Leanne, a good friend of mine, recently started a blog called “Being Sam” based on Sam Gamgee in “The Lord of the Rings.” In her blog she explores what it means to be Sam, to walk alongside another, to be “swept up in another’s journey and struggle. The journey is not mainly [Sam’s], but he walks alongside Frodo faithfully and stubbornly.” That’s a perfect description of Leanne. She’s spent her life helping others, as a teacher, as a counselor, as a caregiver, and now in Blue Cord Ministries, a counseling ministry that serves those in the midst or aftermath of cancer.
Last week I watched the last movie in “The Lord of the Rings” trilogy, and after reading Leanne’s blog, I saw Sam in a completely different light. As the two struggled up the final mountain, and Sam said to Frodo I can’t carry your burden for you, but I can carry you, I saw the many caregivers who carry loved ones when they are no longer able to carry themselves. And when Frodo was clinging to the cliff above the fiery river, Sam stretched out his hand and shouted Don’t you let go. How often have we encouraged our loved ones to hang on, to fight their diseases, not to let go.
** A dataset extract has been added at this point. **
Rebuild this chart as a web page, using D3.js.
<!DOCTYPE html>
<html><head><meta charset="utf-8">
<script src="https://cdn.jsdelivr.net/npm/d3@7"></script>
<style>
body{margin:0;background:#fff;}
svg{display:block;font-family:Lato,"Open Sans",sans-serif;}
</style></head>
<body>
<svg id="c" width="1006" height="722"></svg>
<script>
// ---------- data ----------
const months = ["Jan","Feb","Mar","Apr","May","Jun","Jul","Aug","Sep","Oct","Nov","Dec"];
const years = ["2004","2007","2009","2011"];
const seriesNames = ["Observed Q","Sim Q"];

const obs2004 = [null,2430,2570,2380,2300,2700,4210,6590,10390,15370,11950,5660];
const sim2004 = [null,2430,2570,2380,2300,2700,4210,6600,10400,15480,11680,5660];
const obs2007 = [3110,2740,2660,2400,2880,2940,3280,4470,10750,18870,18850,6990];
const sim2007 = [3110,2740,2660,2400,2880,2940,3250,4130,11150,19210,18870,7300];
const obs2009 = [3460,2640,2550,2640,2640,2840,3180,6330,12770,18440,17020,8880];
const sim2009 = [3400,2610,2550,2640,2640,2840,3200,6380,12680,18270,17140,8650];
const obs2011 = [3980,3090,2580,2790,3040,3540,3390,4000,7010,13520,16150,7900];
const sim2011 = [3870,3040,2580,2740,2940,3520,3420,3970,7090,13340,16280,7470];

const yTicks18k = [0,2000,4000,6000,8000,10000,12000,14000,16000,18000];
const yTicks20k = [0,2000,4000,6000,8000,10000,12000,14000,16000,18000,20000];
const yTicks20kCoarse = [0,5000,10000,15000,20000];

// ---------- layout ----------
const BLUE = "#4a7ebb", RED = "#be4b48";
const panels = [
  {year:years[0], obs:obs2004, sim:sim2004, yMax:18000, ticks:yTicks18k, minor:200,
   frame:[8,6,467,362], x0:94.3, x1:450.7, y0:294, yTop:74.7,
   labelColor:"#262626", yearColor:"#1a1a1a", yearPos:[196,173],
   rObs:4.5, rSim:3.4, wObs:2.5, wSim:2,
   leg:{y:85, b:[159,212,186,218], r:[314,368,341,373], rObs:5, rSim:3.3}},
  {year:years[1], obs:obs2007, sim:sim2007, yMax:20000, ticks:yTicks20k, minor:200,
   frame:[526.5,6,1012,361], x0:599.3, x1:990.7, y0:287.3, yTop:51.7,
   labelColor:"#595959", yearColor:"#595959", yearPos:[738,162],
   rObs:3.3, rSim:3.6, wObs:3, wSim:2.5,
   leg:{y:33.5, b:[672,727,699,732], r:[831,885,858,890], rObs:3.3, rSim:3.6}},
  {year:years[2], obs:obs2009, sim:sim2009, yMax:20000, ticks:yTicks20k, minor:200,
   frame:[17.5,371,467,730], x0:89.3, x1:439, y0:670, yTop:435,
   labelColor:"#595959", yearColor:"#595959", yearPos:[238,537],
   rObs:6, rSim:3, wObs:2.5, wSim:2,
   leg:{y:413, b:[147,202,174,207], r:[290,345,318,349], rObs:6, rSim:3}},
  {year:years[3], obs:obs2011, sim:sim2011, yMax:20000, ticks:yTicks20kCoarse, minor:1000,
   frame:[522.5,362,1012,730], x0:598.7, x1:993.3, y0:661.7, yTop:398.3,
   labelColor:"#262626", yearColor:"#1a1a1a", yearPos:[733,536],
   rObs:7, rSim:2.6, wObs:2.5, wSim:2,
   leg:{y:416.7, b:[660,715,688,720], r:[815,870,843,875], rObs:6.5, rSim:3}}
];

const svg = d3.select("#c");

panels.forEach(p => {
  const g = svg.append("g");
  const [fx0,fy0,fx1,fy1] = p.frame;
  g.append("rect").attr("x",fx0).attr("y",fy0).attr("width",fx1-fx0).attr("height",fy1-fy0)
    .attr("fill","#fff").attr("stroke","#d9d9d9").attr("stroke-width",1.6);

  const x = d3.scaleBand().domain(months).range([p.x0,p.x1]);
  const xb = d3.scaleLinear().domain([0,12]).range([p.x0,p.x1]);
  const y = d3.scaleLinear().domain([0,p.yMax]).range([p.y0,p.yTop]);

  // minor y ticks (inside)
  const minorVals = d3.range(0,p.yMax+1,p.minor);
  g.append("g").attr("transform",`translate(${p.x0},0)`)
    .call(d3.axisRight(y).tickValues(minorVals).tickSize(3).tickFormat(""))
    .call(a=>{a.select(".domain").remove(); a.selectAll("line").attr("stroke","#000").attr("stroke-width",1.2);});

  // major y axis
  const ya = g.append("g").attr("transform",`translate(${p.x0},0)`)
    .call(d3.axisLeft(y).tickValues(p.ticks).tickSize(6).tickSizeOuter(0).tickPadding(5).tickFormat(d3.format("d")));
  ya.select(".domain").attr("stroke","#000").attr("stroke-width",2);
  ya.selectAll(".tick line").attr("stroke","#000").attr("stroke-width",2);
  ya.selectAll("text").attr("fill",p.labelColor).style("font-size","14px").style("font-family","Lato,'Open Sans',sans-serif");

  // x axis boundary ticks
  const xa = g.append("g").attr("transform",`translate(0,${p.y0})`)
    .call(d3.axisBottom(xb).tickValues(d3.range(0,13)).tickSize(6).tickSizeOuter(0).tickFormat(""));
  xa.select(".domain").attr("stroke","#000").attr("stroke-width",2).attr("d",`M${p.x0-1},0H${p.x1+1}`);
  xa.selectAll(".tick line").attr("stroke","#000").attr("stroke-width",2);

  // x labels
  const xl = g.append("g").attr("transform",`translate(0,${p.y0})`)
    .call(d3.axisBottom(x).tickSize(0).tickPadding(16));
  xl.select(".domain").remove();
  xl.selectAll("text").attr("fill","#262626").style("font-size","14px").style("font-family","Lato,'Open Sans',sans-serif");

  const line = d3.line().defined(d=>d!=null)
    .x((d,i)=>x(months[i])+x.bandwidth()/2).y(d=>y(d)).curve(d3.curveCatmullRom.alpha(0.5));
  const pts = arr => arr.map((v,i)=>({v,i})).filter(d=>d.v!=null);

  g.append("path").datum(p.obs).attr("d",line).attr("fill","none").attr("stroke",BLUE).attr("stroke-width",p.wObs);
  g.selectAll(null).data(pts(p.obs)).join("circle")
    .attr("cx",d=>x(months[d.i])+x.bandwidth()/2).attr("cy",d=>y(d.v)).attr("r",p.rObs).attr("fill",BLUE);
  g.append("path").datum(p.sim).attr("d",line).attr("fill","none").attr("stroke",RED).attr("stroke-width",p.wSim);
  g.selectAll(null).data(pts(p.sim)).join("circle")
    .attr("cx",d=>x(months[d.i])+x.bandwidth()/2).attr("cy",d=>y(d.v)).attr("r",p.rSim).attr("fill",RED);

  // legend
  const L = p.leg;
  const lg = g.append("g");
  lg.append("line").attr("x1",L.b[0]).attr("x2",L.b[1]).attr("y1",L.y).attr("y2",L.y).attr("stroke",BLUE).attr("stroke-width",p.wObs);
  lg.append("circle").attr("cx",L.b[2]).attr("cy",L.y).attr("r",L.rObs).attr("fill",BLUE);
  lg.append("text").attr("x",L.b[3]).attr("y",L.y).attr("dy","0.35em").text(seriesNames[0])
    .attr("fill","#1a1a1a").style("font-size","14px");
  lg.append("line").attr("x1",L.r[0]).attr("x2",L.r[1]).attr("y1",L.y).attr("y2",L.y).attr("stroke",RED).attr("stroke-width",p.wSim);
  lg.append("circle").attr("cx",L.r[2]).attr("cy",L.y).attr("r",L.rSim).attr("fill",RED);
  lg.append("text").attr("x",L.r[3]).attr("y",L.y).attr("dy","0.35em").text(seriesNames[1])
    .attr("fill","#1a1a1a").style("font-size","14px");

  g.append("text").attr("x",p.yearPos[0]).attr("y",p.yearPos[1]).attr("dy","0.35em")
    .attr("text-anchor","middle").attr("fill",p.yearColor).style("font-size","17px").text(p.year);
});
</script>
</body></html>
After the great victory, the miraculous rescue, and the incredible recovery, Frodo and Sam went home. With his new courage, Sam was able to express his love to Rosie. While he married her and got on with his life, Frodo wrote an account of his adventures, but it was obvious that he was no longer at home in the Shire. His encounter with the Ring had left its mark. The physical, emotional, and spiritual injuries he had suffered were too deep to heal.
When Bilbo received an invitation to join the remaining Elves on the last boat to Valinor, all his Hobbit friends set out on a merry journey to see him off. It wasn’t until final boarding that Sam realized Frodo was going, too, that their journey together was over, that Frodo was going where Sam could not follow alongside.
As caregivers, we arrive at that place, too. We come to the point where we can no longer care for our loved ones at home, and we have to give their care over to someone else. Or we come to the point where we stand by their bedside and tell them it is okay to let go, it is okay to go home. At that point we have to release them, we watch them sail away from us, and we go back to the Shire without them. It is time for us to carry our own burden, live our own life, write our own story. It’s time to say good-bye.
I said good-bye to hands-on care of Mom and Dad a year ago, and I said good-bye to Dad in May. I say good-by to a little bit more of Mom every time I see her, but she hasn’t boarded that sailboat yet. Until she does, I’ll continue to walk alongside her when I can and prepare myself for the time when I will tell her it’s okay to let go.